Sunday, September 7, 2014

Senator James W. Grimes to Senator William P. Fessenden, November 13, 1861

Washington, November 13, 1861.

Your letter of the 10th inst. is at hand, and your imprudence in writing to me will now impose upon you the infliction of a long letter.

First, as to personal matters; I am domiciled with our good friend, who seems to love you as though you were her own son, Mrs. Chipman, at 470 Seventh Street. She fancies that she can satisfy you in the matter of a room or rooms, and unless you are exceedingly particular you will be pleased with the company.

You ask me, who and what caused the removal of Fremont? I answer, the primary cause of the removal was his proclamation. I learn from a most authentic source, a member of the cabinet, that before the Administration would bestow the appointment of major-general upon him a promise was exacted from him that he would not be a candidate for the presidency. Under that pledge he was appointed, and everything went “merry as a marriage-bell” until the proclamation was issued. When it appeared, the embryo Presidents in the cabinet at once took the alarm, and required him to modify it. This he refused to do, but published the President's modification instead. Then the war began, and a regular conspiracy was entered into to destroy his influence in the country and with the army, and finally to depose him. Every other day the report was published that he was removed, gross charges were made against him that were wholly unfounded in fact; his subordinate generals were stimulated to disobedience, officers were sent out to act in confidential positions who were spies upon his every act, and the select committee of the House of Representatives appointed to investigate the frauds in this department, almost all of whom were original enemies of Fremont, were easily and speedily induced to let Cameron go, and begin on him. Yet with all their sifting of testimony, taking it from the mouths of disappointed rival contractors in an ex parte manner, and with no opportunity to rebut it, a member of the committee tells me that they have been unable to bring home the perpetration or the cognizance of a single one of the alleged frauds to General Fremont.
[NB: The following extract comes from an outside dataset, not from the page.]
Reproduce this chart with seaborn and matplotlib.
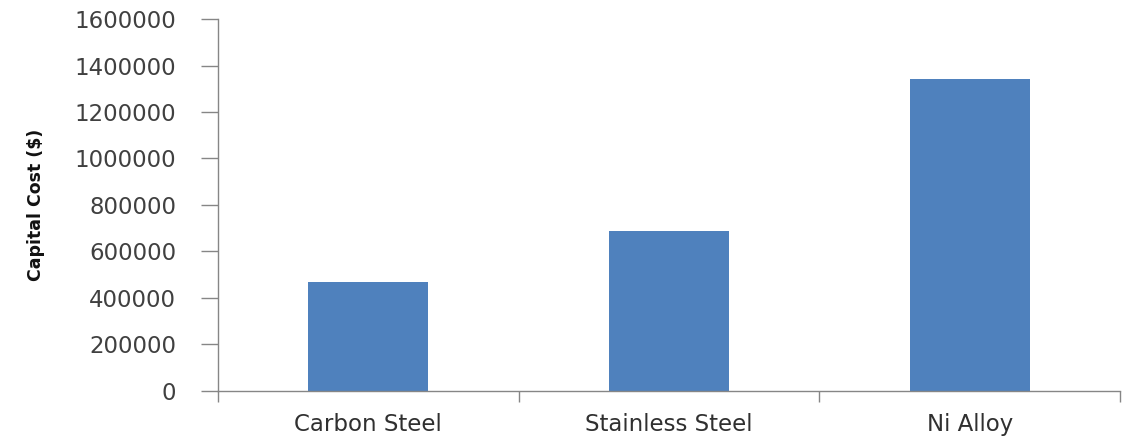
import matplotlib
matplotlib.use("Agg")
import matplotlib.pyplot as plt
import seaborn as sns
import pandas as pd

categories = ["Carbon Steel", "Stainless Steel", "Ni Alloy"]
capital_cost = [470000, 690000, 1340000]
y_ticks = [0, 200000, 400000, 600000, 800000, 1000000, 1200000, 1400000, 1600000]

df = pd.DataFrame({"Material": categories, "Cost": capital_cost})

sns.set_theme(style="white")
plt.rcParams["font.family"] = ["DejaVu Sans"]

fig = plt.figure(figsize=(11.26, 4.40), dpi=100)
ax = fig.add_axes([0.1936, 0.1114, 0.8011, 0.8454])

sns.barplot(data=df, x="Material", y="Cost", color="#4F81BD", width=0.4,
            saturation=1, ax=ax, edgecolor="none")

ax.set_ylim(0, 1600000)
ax.set_xlim(-0.5, 2.5)
ax.set_yticks(y_ticks)
ax.set_yticklabels([str(v) for v in y_ticks], fontsize=16.5, color="#404040")
ax.tick_params(axis="y", which="major", left=True, length=12, width=1,
               color="#868686", direction="out", pad=18)

ax.set_xticks([0, 1, 2])
ax.set_xticklabels(categories, fontsize=16.5, color="#303030")
ax.tick_params(axis="x", which="major", length=0, pad=16)

# category boundary tick marks
ax.set_xticks([-0.5, 0.5, 1.5, 2.5], minor=True)
ax.tick_params(axis="x", which="minor", bottom=True, length=8, color="#868686",
               width=1, direction="out")

for s in ["top", "right"]:
    ax.spines[s].set_visible(False)
for s in ["left", "bottom"]:
    ax.spines[s].set_color("#868686")
    ax.spines[s].set_linewidth(1)

ax.set_xlabel("")
ax.set_ylabel("Capital Cost ($)", fontsize=12.5, color="#111111", fontweight="bold",
              family=["DejaVu Sans Condensed", "Liberation Sans Narrow", "DejaVu Sans"])
ax.yaxis.set_label_coords(-0.192, 0.5)

fig.savefig("out.png", dpi=100)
Now you well know that I was not and am not a partisan of Fremont. I told you and others in July that I doubted his capacity for so extensive a military command as was assigned to him. I would never have made him a major-general of the regular army; but, being one, I intend to insist most strenuously and persistently that he shall have complete justice done him, no matter what may be the effect upon me. General Fremont has doubtless done some very impolitic, unwise, and extravagant things; but I assert and can prove that he has himself done or caused to be done no impolitic or unwise or extravagant thing that has not been vastly exceeded in these qualities by the generals of the Army of the Potomac, under the nose and with the sanction of the Administration. The truth is, all the frauds perpetrated at St. Louis, according to the testimony before the committee, were perpetrated by and under General Justin [sic] McKinstry, an old officer of the regular army, belonging to the Quartermaster's Department, who was sent out to St. Louis by the Administration. I do not question that Fremont made some unfortunate selections of agents: so has the Secretary of War, Mr. Seward, Governor Chase, and it is shrewdly suspected that the “father of the faithful” has sinned in this way so much, and enough you will say, of the Fremont imbroglio.

The truth is, we are going to destruction as fast as imbecility, corruption, and the wheels of time, can carry us. The administration of the Treasury has thus far been a success, and Chase, though accused of having no heart, has certainly a good head. But, if he had in his person all of the elements of greatness, he would be utterly powerless before the flood of corruption that is sweeping over the land and perverting the moral sense of the people. The army is in most inextricable confusion, and is every day becoming worse and worse.

Now, my dear sir, it is no flattery to say that an awful responsibility must devolve upon you. If you determine to probe the sore spots to the bottom, and that right shall be done, we can inaugurate a new order of things, and the country can be saved. You have followers — you can control the Senate. The wicked fear you, and will flee before you. But, if you rest quietly in your seat, we shall go on from one enormity to another, the evil of to-day will be urged as an apology for greater evil to-morrow, and the devil will be sure to get us in the end, and that right speedily. As for myself and my household, I am determined to serve the Lord. I only regret that I have not the means to do the good for the country that is in your power.

I congratulate you upon the fact that we now have a preacher here with brains in his head, and a heart in his bosom, whom it is a delight to hear, Rev. William H. Channing. I shall expect you to be a constant attendant with me upon his ministrations.

We have been giving the old commodores an overhauling about the Gosport Navy-Yard. The result shows that they destroyed ten million dollars’ worth of property in a mere fright. We take up the Harper's Ferry Armory matter to-morrow, and I presume the same result will be reached.

Everybody here is jubilant over the victories at Beaufort and in Kentucky, both of the navy; for you must know that a navy lieutenant commanded in the battle at Pikeville, and that it was an impromptu army that he was at the head of; the Department only yesterday declining to furnish Nelson troops, at the instance of Maynard of Tennessee, who so told me.